In Russia, a mostly Greek Orthodox country, Christmas is celebrated on January 7. On New Year’s Ev,e ‘Grandfather Frost’ brings presents to the children. The children circle the Christmas tree calling for Grandfather Frost and his granddaughter, Snegurochka. Svyatki, Russian Christmastide, is celebrated after January 7 until January 19. During this Christmastide, there is fortune telling and caroling, as well as a bathing in the freezing waters of lakes and rivers on January 18. January 18 marks the end of Christmastide and Epiphany, or the baptism of Jesus.

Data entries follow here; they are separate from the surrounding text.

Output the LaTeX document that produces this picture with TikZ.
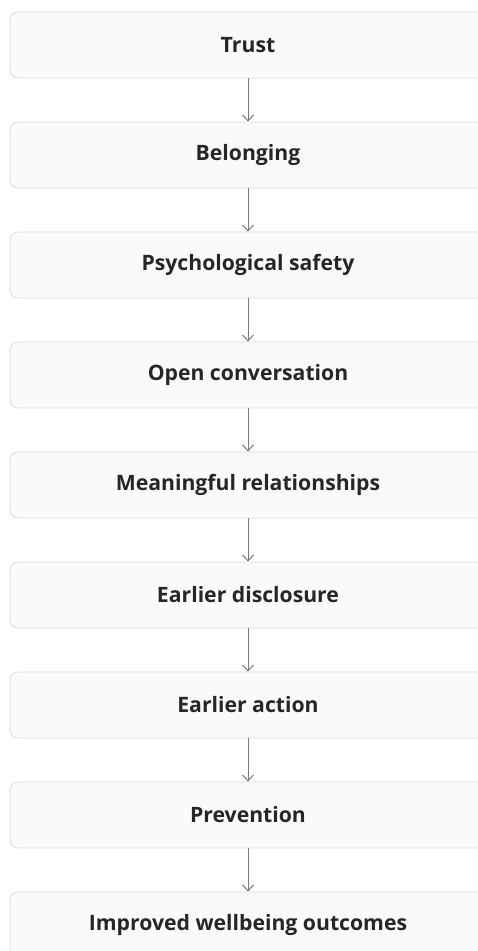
\documentclass[tikz,border=0pt]{standalone}
\usepackage{fontspec}
\setmainfont{Open Sans}
\usetikzlibrary{arrows.meta}

\definecolor{boxfill}{HTML}{FAFAFA}
\definecolor{boxline}{HTML}{DDDDDD}
\definecolor{arrowgray}{HTML}{7A7A7A}

\tikzset{
  stepbox/.style={draw=boxline, fill=boxfill, rounded corners=8pt, line width=0.8pt,
    minimum width=476pt, minimum height=66pt, inner sep=0pt,
    font=\fontsize{21.2}{25}\selectfont\bfseries, text=black!85},
  flow/.style={draw=arrowgray, line width=1pt, -{Straight Barb[length=6pt,width=11pt]}}
}

\begin{document}
\begin{tikzpicture}[x=1pt,y=-1pt]
\useasboundingbox (0,0) rectangle (478,951);

  \foreach \txt [count = \n, evaluate = \n as \yy using {45+110*(\n-1)}] in
  {Trust, Belonging, Psychological safety, Open conversation,
   Meaningful relationships, Earlier disclosure, Earlier action,
   Prevention, Improved wellbeing outcomes}{
    \node[stepbox] (s\n) at (248,\yy) {\txt};
  }

  \foreach \a [count = \b from 2] in {1,...,8}{
    \draw[flow] (s\a.south) -- (s\b.north);
  }
\end{tikzpicture}
\end{document}
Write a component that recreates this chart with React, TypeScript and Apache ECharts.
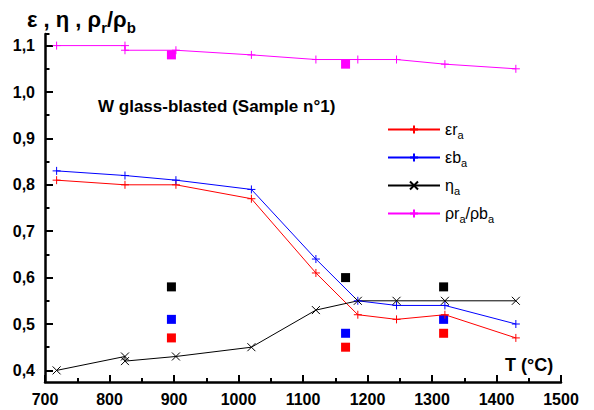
import React, { useEffect, useRef } from "react";
import * as echarts from "echarts";

const FONT = "'Liberation Sans', Arial, sans-serif";

// Main curves
const tempsMain = [718, 824, 903, 1020, 1120, 1185, 1245, 1320, 1430];
const epsR = [0.81, 0.80, 0.80, 0.77, 0.61, 0.52, 0.51, 0.52, 0.47];
const epsB = [0.83, 0.82, 0.81, 0.79, 0.64, 0.55, 0.54, 0.54, 0.50];
const tempsDup = [718, 824, 824, 903, 1020, 1120, 1185, 1245, 1320, 1430];
const eta = [0.40, 0.43, 0.42, 0.43, 0.45, 0.53, 0.55, 0.55, 0.55, 0.55];
const rhoRatio = [1.10, 1.10, 1.09, 1.09, 1.08, 1.07, 1.07, 1.07, 1.06, 1.05];

// Square markers
const sqTemps = [896, 1166, 1318];
const sqEta = [0.58, 0.60, 0.58];
const sqEpsB = [0.51, 0.48, 0.51];
const sqEpsR = [0.47, 0.45, 0.48];
const sqRhoTemps = [896, 1166];
const sqRho = [1.08, 1.06];

// Axis ticks
const yLabels = [0.4, 0.5, 0.6, 0.7, 0.8, 0.9, 1.0, 1.1];
const yMinor = [0.45, 0.55, 0.65, 0.75, 0.85, 0.95, 1.05, 1.125];

const legendNames = ["er", "eb", "eta", "rho"];
const legendText: Record<string, string> = {
  er: "{n|εr}{s|a}",
  eb: "{n|εb}{s|a}",
  eta: "{n|η}{s|a}",
  rho: "{n|ρr}{s|a}{n|/ρb}{s|a}",
};

const PLUS = "path://M5,0L5,10M0,5L10,5";
const CROSS = "path://M0,0L10,10M10,0L0,10";

const zip = (xs: number[], ys: number[]) => xs.map((x, i) => [x, ys[i]]);

function lineSeries(name: string, xs: number[], ys: number[], color: string, symbol: string) {
  return {
    name,
    type: "line",
    data: zip(xs, ys),
    symbol,
    symbolSize: 8,
    lineStyle: { color, width: 1 },
    itemStyle: { color, borderColor: color, borderWidth: 1 },
    emphasis: { disabled: true },
    z: 3,
  };
}

function squareSeries(xs: number[], ys: number[], color: string) {
  return {
    type: "scatter",
    data: zip(xs, ys),
    symbol: "rect",
    symbolSize: 9,
    itemStyle: { color, opacity: 1 },
    emphasis: { disabled: true },
    z: 2,
  };
}

export default function App() {
  const ref = useRef<HTMLDivElement>(null);
  useEffect(() => {
    if (!ref.current) return;
    const chart = echarts.init(ref.current, null, { renderer: "svg" });
    const axisLineStyle = { color: "#000", width: 2.5 };
    const tickStyle = { color: "#000", width: 2 };
    chart.setOption({
      animation: false,
      backgroundColor: "#fff",
      grid: { left: 45, right: 33, top: 34, bottom: 28 },
      xAxis: {
        type: "value",
        min: 700,
        max: 1500,
        interval: 100,
        axisLine: { show: true, onZero: false, lineStyle: axisLineStyle },
        axisTick: { show: true, inside: true, length: 7, lineStyle: tickStyle },
        minorTick: { show: true, splitNumber: 2, length: 4, lineStyle: tickStyle },
        axisLabel: {
          formatter: (v: number) => String(v),
          fontSize: 16,
          fontWeight: "bold",
          color: "#000",
          margin: 9,
          fontFamily: FONT,
        },
        splitLine: { show: false },
        minorSplitLine: { show: false },
      },
      yAxis: [
        {
          type: "value",
          min: 0.375,
          max: 1.125,
          axisLine: { show: true, onZero: false, lineStyle: axisLineStyle },
          axisTick: { show: true, inside: true, length: 8, lineStyle: tickStyle, customValues: yLabels },
          axisLabel: {
            customValues: yLabels,
            formatter: (v: number) => v.toFixed(1).replace(".", ","),
            fontSize: 16,
            fontWeight: "bold",
            color: "#000",
            margin: 10,
            fontFamily: FONT,
          },
          splitLine: { show: false },
        },
        {
          type: "value",
          min: 0.375,
          max: 1.125,
          position: "left",
          offset: 0,
          axisLine: { show: false },
          axisTick: { show: true, inside: true, length: 4.5, lineStyle: tickStyle, customValues: yMinor },
          axisLabel: { show: false },
          splitLine: { show: false },
        },
      ],
      legend: {
        orient: "vertical",
        left: 382,
        top: 114,
        itemWidth: 52,
        itemHeight: 10,
        itemGap: 7,
        data: legendNames,
        formatter: (name: string) => legendText[name],
        textStyle: {
          color: "#000",
          fontFamily: FONT,
          rich: {
            n: { fontSize: 16, lineHeight: 18, fontFamily: FONT, color: "#000" },
            s: { fontSize: 11, lineHeight: 11, padding: [10, 0, 0, 0], fontFamily: FONT, color: "#000" },
          },
        },
      },
      graphic: [
        {
          type: "text",
          left: 27,
          top: 3,
          style: {
            text: "{m|ε , η , ρ}{s|r}{m|/ρ}{s|b}",
            fill: "#000",
            rich: {
              m: { fontSize: 22, fontWeight: "bold", lineHeight: 28, fontFamily: FONT },
              s: { fontSize: 15, fontWeight: "bold", lineHeight: 15, padding: [17, 0, 0, 0], fontFamily: FONT },
            },
          },
        },
        {
          type: "text",
          x: 98,
          y: 106,
          style: {
            text: "W glass-blasted (Sample n°1)",
            font: `bold 17px ${FONT}`,
            verticalAlign: "middle",
            fill: "#000",
          },
        },
        {
          type: "text",
          x: 505,
          y: 365,
          style: {
            text: "T (°C)",
            font: `bold 18px ${FONT}`,
            verticalAlign: "middle",
            fill: "#000",
          },
        },
      ],
      series: [
        lineSeries("er", tempsMain, epsR, "#ff0000", PLUS),
        lineSeries("eb", tempsMain, epsB, "#0000ff", PLUS),
        lineSeries("eta", tempsDup, eta, "#000000", CROSS),
        lineSeries("rho", tempsDup, rhoRatio, "#ff00ff", PLUS),
        squareSeries(sqTemps, sqEta, "#000000"),
        squareSeries(sqTemps, sqEpsB, "#0000ff"),
        squareSeries(sqTemps, sqEpsR, "#ff0000"),
        squareSeries(sqRhoTemps, sqRho, "#ff00ff"),
      ],
    });
    return () => chart.dispose();
  }, []);
  return (
    <div
      ref={ref}
      style={{ position: "fixed", left: 0, top: 0, width: 594, height: 410, background: "#fff" }}
    />
  );
}
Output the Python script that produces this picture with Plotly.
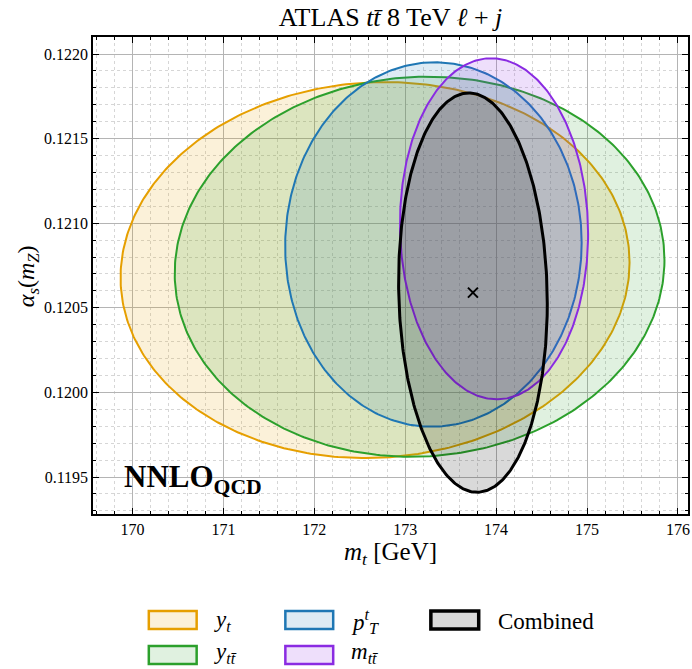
import numpy as np
import plotly.graph_objects as go

# Confidence ellipses in the (m_t, alpha_s(m_Z)) plane
labels = ["y_t", "y_ttbar", "pT_t", "m_ttbar", "Combined"]
legend_text = ["<i>y<sub>t</sub></i>", "<i>y<sub>tt̄</sub></i>",
               "<i>p</i><sup><i>t</i></sup><sub><i>T</i></sub>", "<i>m<sub>tt̄</sub></i>", "Combined"]
center_mt = [172.668, 173.158, 173.310, 173.977, 173.745]
center_as = [0.120723, 0.120743, 0.120874, 0.120967, 0.120590]
half_mt = [2.800, 2.694, 1.631, 1.035, 0.818]
half_as = [0.001111, 0.001123, 0.001077, 0.001008, 0.001180]
corr = [0.04, 0.035, 0.01, -0.03, -0.055]

colors = ["#E69F00", "#2CA02C", "#1F77B4", "#8A2BE2", "#000000"]
line_w = [2, 2, 2, 2, 3]

x_ticks = [170, 171, 172, 173, 174, 175, 176]
y_ticks = [0.1195, 0.1200, 0.1205, 0.1210, 0.1215, 0.1220]
x_range = [169.565, 176.111]
y_range = [0.1192815, 0.1221005]

FONT = "Liberation Serif"
W, H = 692, 669
L, R, T, B = 93, 690, 37, 514


def rgba(hex_color, a):
    h = hex_color.lstrip("#")
    r, g, b = int(h[0:2], 16), int(h[2:4], 16), int(h[4:6], 16)
    return f"rgba({r},{g},{b},{a})"


def ellipse(mx, my, sx, sy, rho, n=400):
    t = np.linspace(0, 2 * np.pi, n)
    x = mx + sx * np.cos(t)
    y = my + sy * (rho * np.cos(t) + np.sqrt(1 - rho ** 2) * np.sin(t))
    return x, y


fig = go.Figure()
for i, name in enumerate(labels):
    ex, ey = ellipse(center_mt[i], center_as[i], half_mt[i], half_as[i], corr[i])
    fig.add_trace(go.Scatter(
        x=ex, y=ey, mode="lines", fill="toself",
        fillcolor=rgba(colors[i], 0.15),
        line=dict(color=colors[i], width=line_w[i]),
        name=name, showlegend=False, hoverinfo="skip"))

# best-fit point of the combined measurement
fig.add_trace(go.Scatter(
    x=[center_mt[-1]], y=[center_as[-1]], mode="markers",
    marker=dict(symbol="x-thin", size=10, line=dict(color="black", width=2)),
    showlegend=False, hoverinfo="skip"))


def px(xp):
    return (xp - L) / (R - L)


def py(yp):
    return (B - yp) / (B - T)


# legend drawn as framed swatches with labels, three columns
swatch_cols = [(149, 197, 212), (286, 334, 350), (432, 480, 497)]
swatch_rows = [(611, 629), (646, 664)]
text_shift = [1, -2]
slots = {0: (0, 0), 1: (0, 1), 2: (1, 0), 3: (1, 1), 4: (2, 0)}
shapes = []
annotations = []
for i in range(len(labels)):
    c, r = slots[i]
    x0, x1, xt = swatch_cols[c]
    y0, y1 = swatch_rows[r]
    shapes.append(dict(type="rect", xref="paper", yref="paper",
                       x0=px(x0), x1=px(x1), y0=py(y1), y1=py(y0),
                       fillcolor=rgba(colors[i], 0.15),
                       line=dict(color=colors[i], width=line_w[i] + 0.5)))
    annotations.append(dict(xref="paper", yref="paper", x=px(xt),
                            y=py((y0 + y1) / 2 + text_shift[r]),
                            text=legend_text[i], showarrow=False, xanchor="left",
                            yanchor="middle", font=dict(family=FONT, size=23, color="black")))

annotations.append(dict(xref="paper", yref="paper", x=px(122), y=py(479),
                        text="<b>NNLO<sub>QCD</sub></b>", showarrow=False,
                        xanchor="left", yanchor="middle",
                        font=dict(family=FONT, size=31, color="black")))

# y-axis title placed as a rotated label centred on the axis
annotations.append(dict(xref="paper", yref="paper", x=px(28), y=py(276),
                        text="<i>α<sub>s</sub></i>(<i>m<sub>Z</sub></i>)", showarrow=False,
                        textangle=-90, xanchor="center", yanchor="middle",
                        font=dict(family=FONT, size=24, color="black")))

axis_common = dict(
    showline=True, linecolor="black", linewidth=1.5, mirror="allticks",
    ticks="inside", ticklen=6, tickwidth=1.2, tickcolor="black",
    showgrid=True, gridcolor="#b4b4b4", gridwidth=1, zeroline=False,
    tickfont=dict(family=FONT, size=16, color="black"),
)

fig.update_xaxes(
    range=x_range, tickvals=x_ticks, ticktext=[str(v) for v in x_ticks],
    minor=dict(ticks="inside", ticklen=3.5, tickcolor="black", dtick=0.2, tick0=170,
               showgrid=True, gridcolor="#d6d6d6", griddash="dot", gridwidth=1),
    title=dict(text="<i>m<sub>t</sub></i> [GeV]", font=dict(family=FONT, size=25, color="black"), standoff=4),
    **axis_common)
fig.update_yaxes(
    range=y_range, tickvals=y_ticks, ticktext=[f"{v:.4f}" for v in y_ticks],
    minor=dict(ticks="inside", ticklen=3.5, tickcolor="black", dtick=0.0001, tick0=0.1195,
               showgrid=True, gridcolor="#d6d6d6", griddash="dot", gridwidth=1),
    **axis_common)

fig.update_layout(
    width=W, height=H,
    margin=dict(l=L, r=W - R, t=T, b=H - B),
    paper_bgcolor="white", plot_bgcolor="white",
    title=dict(text="ATLAS <i>tt̄</i> 8 TeV <i>ℓ</i> + <i>j</i>", x=0.5, xref="paper",
               y=1 - 17 / H, yref="container", yanchor="middle",
               font=dict(family=FONT, size=26, color="black")),
    shapes=shapes, annotations=annotations, showlegend=False,
)

fig.write_html("out.html")
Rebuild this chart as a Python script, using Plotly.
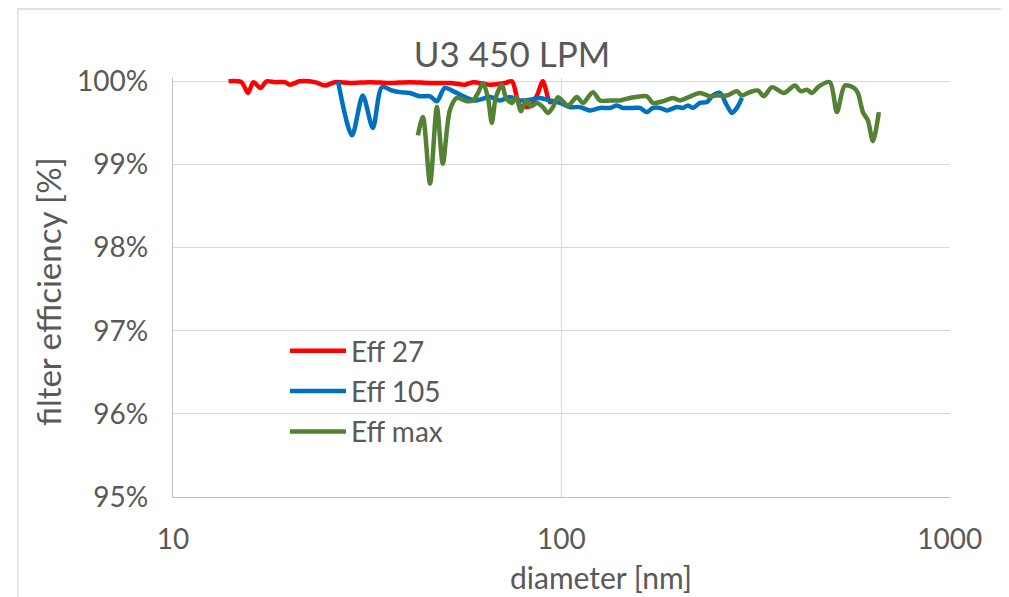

Though there are not many practicing Christians in the predominantly Hindu and Buddhist India, those who do celebrate Christmas choose to decorate banana or mango trees in the warmer climate where coniferous trees do not grow. Indian families use mango leaves to decorate their homes for the Christian holiday and create clay nativity scenes. They may also place small oil-burning lamps on top of the flat roofs of their homes.

Giving gifts in Serbia does not occur on Christmas Eve or Christmas day. Instead, the three Sundays before Christmas are assigned to the children, mom, and dad of the family to give gifts, (respectively:Detinjci, Materice, and Oci,). On Detencji, the children of the house are tied up with ropes or scarves, and to be freed must give a present to their parents, which they had prepared in advance. The same happens with the mother and father on Materice and Oci.

Greece, a Greek Orthodox country similarly to Russia, believes in a different kind of elves than the ones who help santa create his presents. The Kallikantzari ‘Christmas goblins’ are believed to appear only during the twelve days of Christmas, when they rise from the center of the Earth and enter people’s houses. They are believed to cause mischief in the household do some Greeks, as part of the myth, keep a yule log burning from December 25 to January 9. A wooden cross wrapped in basil and drenched in holy water is used to ward off the bad spirits.

However Christmas is celebrated, it is a very important time of year for families around the world.